Work to do –
Where a line below holds the string "script", copy that line.

Given entries –
-- start --
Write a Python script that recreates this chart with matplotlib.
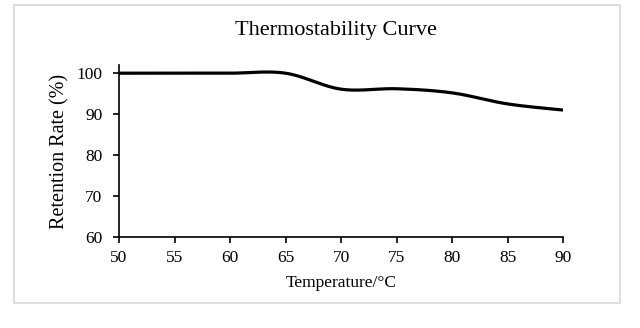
-- end --
-- start --
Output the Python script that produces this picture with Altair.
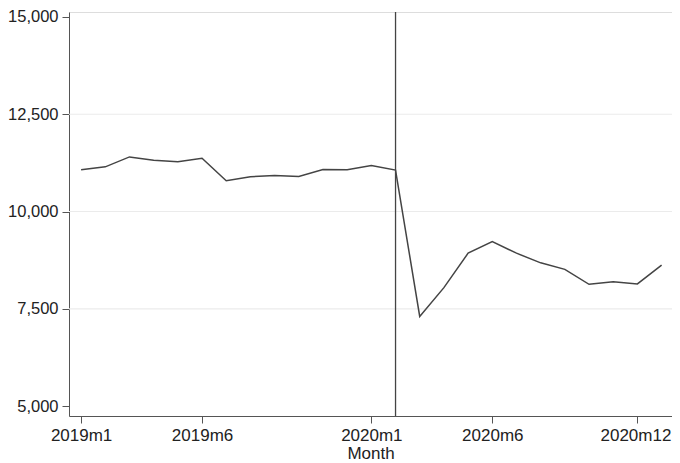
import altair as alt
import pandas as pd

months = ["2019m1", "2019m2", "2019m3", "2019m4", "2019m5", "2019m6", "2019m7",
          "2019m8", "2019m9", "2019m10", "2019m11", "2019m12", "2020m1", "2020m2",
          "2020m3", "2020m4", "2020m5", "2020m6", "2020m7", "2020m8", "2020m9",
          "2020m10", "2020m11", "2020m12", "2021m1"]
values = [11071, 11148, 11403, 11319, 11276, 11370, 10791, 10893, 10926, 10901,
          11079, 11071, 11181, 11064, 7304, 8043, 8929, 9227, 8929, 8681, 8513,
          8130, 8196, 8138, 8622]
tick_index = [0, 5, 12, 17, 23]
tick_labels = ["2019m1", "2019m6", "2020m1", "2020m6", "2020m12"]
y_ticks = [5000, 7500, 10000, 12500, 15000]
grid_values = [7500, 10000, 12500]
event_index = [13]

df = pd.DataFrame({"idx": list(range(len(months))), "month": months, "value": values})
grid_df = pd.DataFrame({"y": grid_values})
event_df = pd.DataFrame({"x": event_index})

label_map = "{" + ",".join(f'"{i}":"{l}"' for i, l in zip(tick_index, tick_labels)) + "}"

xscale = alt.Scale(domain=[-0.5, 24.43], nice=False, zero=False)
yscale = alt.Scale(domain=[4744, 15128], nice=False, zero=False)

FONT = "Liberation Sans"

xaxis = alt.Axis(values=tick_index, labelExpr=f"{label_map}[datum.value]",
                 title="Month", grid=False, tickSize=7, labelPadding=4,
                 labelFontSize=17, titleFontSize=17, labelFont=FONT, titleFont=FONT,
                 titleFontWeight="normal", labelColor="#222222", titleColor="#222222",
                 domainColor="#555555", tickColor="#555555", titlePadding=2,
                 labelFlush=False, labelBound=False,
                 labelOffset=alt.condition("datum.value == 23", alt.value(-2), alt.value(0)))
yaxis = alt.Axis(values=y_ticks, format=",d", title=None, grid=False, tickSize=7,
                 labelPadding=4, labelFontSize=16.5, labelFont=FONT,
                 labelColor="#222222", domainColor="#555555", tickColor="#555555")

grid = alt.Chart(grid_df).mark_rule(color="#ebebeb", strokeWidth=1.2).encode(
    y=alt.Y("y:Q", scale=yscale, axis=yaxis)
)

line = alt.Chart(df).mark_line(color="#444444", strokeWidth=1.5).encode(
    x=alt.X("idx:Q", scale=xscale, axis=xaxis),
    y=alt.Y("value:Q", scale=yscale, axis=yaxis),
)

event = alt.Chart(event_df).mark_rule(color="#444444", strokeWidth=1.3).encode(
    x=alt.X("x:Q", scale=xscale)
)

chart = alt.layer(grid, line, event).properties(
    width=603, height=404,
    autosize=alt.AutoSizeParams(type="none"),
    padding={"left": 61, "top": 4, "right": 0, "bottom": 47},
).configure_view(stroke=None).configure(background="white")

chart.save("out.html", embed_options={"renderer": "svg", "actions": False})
-- end --
Answer to the problem –
Write a Python script that recreates this chart with matplotlib.
Output the Python script that produces this picture with Altair.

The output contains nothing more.